╭─ Data provided
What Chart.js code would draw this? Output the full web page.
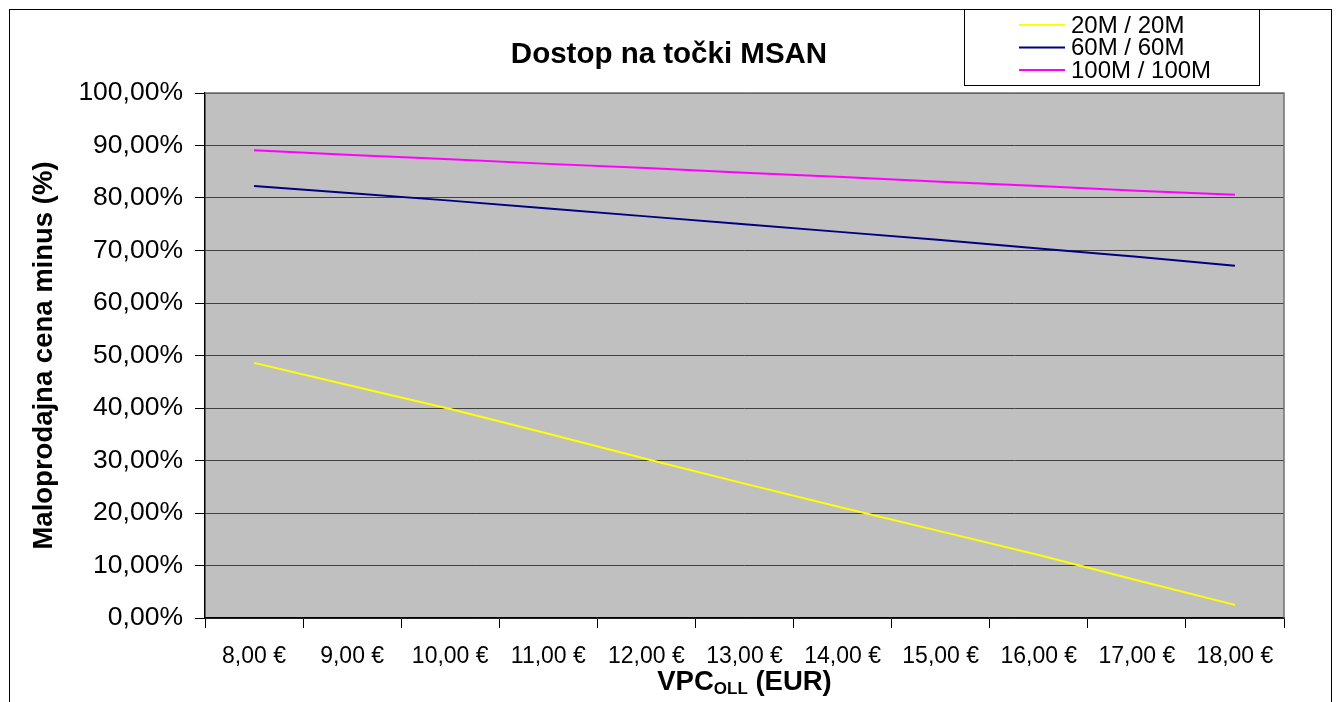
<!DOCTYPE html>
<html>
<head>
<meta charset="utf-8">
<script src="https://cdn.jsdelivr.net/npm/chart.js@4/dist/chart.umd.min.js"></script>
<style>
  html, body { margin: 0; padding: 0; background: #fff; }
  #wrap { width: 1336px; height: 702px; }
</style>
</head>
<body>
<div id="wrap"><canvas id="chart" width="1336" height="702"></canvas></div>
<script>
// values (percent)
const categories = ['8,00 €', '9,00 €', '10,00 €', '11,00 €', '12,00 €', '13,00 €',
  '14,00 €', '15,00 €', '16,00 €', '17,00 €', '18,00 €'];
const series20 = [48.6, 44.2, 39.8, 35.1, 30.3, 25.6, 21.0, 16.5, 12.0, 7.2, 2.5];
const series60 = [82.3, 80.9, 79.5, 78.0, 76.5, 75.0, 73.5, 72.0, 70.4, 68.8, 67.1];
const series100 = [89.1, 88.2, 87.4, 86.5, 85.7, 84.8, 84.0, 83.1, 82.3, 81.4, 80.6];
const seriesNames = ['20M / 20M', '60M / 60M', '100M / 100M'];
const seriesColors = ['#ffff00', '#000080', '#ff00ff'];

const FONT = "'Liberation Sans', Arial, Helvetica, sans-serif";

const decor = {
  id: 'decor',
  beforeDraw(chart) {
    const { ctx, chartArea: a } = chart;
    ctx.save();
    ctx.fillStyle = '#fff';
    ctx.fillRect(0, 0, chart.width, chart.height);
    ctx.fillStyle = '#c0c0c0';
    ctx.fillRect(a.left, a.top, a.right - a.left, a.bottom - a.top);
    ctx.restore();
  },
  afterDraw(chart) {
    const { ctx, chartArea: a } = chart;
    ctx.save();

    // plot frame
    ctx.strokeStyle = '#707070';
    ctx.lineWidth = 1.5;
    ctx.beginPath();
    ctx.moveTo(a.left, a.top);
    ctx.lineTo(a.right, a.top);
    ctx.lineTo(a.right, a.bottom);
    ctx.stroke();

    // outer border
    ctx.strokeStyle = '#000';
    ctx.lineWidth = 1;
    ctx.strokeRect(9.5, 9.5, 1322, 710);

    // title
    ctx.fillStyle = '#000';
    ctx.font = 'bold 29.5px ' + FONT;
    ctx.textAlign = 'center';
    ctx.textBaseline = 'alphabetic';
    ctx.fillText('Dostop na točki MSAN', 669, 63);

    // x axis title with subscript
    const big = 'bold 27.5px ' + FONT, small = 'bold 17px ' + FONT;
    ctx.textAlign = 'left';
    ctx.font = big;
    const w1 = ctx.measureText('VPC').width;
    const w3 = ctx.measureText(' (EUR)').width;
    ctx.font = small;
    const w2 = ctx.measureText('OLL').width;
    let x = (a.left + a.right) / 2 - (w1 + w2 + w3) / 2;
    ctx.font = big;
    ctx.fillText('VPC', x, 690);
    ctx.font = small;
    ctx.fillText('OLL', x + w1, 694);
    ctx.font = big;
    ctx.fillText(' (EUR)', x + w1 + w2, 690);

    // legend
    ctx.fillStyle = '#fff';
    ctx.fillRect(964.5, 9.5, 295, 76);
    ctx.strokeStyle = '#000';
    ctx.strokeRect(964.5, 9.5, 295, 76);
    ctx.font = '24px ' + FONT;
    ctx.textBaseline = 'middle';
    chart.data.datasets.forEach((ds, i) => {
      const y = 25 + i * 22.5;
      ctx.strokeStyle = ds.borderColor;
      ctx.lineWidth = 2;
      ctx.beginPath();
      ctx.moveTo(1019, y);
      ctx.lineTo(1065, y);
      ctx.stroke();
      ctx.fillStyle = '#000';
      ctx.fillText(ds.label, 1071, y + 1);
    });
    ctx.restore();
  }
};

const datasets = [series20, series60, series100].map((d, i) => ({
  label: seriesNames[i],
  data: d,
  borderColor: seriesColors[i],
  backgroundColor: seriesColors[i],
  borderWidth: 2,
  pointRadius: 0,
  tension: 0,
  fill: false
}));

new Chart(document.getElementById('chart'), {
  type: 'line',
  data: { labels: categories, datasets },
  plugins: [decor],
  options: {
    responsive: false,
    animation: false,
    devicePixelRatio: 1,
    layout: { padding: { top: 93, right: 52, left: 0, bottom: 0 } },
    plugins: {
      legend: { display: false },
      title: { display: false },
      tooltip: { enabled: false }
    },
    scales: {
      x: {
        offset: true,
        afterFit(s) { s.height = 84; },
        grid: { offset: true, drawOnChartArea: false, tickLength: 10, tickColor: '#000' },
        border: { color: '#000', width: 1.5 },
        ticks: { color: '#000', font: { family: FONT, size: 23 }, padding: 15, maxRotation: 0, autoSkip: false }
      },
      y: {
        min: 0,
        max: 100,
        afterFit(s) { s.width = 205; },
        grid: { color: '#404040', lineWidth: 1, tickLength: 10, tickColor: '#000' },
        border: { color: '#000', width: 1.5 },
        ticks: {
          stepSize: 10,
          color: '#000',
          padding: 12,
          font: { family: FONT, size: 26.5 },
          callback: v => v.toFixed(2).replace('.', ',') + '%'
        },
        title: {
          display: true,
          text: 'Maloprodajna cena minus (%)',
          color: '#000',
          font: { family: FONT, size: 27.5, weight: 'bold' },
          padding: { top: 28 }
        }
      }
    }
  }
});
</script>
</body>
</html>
╰─
Set the lines above down again, word for word, from the first through the one containing "ctx.strokeRect(9.5, 9.5, 1322, 710);"; pictures excluded.

§ Reply to the task:
What Chart.js code would draw this? Output the full web page.
<!DOCTYPE html>
<html>
<head>
<meta charset="utf-8">
<script src="https://cdn.jsdelivr.net/npm/chart.js@4/dist/chart.umd.min.js"></script>
<style>
  html, body { margin: 0; padding: 0; background: #fff; }
  #wrap { width: 1336px; height: 702px; }
</style>
</head>
<body>
<div id="wrap"><canvas id="chart" width="1336" height="702"></canvas></div>
<script>
// values (percent)
const categories = ['8,00 €', '9,00 €', '10,00 €', '11,00 €', '12,00 €', '13,00 €',
  '14,00 €', '15,00 €', '16,00 €', '17,00 €', '18,00 €'];
const series20 = [48.6, 44.2, 39.8, 35.1, 30.3, 25.6, 21.0, 16.5, 12.0, 7.2, 2.5];
const series60 = [82.3, 80.9, 79.5, 78.0, 76.5, 75.0, 73.5, 72.0, 70.4, 68.8, 67.1];
const series100 = [89.1, 88.2, 87.4, 86.5, 85.7, 84.8, 84.0, 83.1, 82.3, 81.4, 80.6];
const seriesNames = ['20M / 20M', '60M / 60M', '100M / 100M'];
const seriesColors = ['#ffff00', '#000080', '#ff00ff'];

const FONT = "'Liberation Sans', Arial, Helvetica, sans-serif";

const decor = {
  id: 'decor',
  beforeDraw(chart) {
    const { ctx, chartArea: a } = chart;
    ctx.save();
    ctx.fillStyle = '#fff';
    ctx.fillRect(0, 0, chart.width, chart.height);
    ctx.fillStyle = '#c0c0c0';
    ctx.fillRect(a.left, a.top, a.right - a.left, a.bottom - a.top);
    ctx.restore();
  },
  afterDraw(chart) {
    const { ctx, chartArea: a } = chart;
    ctx.save();

    // plot frame
    ctx.strokeStyle = '#707070';
    ctx.lineWidth = 1.5;
    ctx.beginPath();
    ctx.moveTo(a.left, a.top);
    ctx.lineTo(a.right, a.top);
    ctx.lineTo(a.right, a.bottom);
    ctx.stroke();

    // outer border
    ctx.strokeStyle = '#000';
    ctx.lineWidth = 1;
    ctx.strokeRect(9.5, 9.5, 1322, 710);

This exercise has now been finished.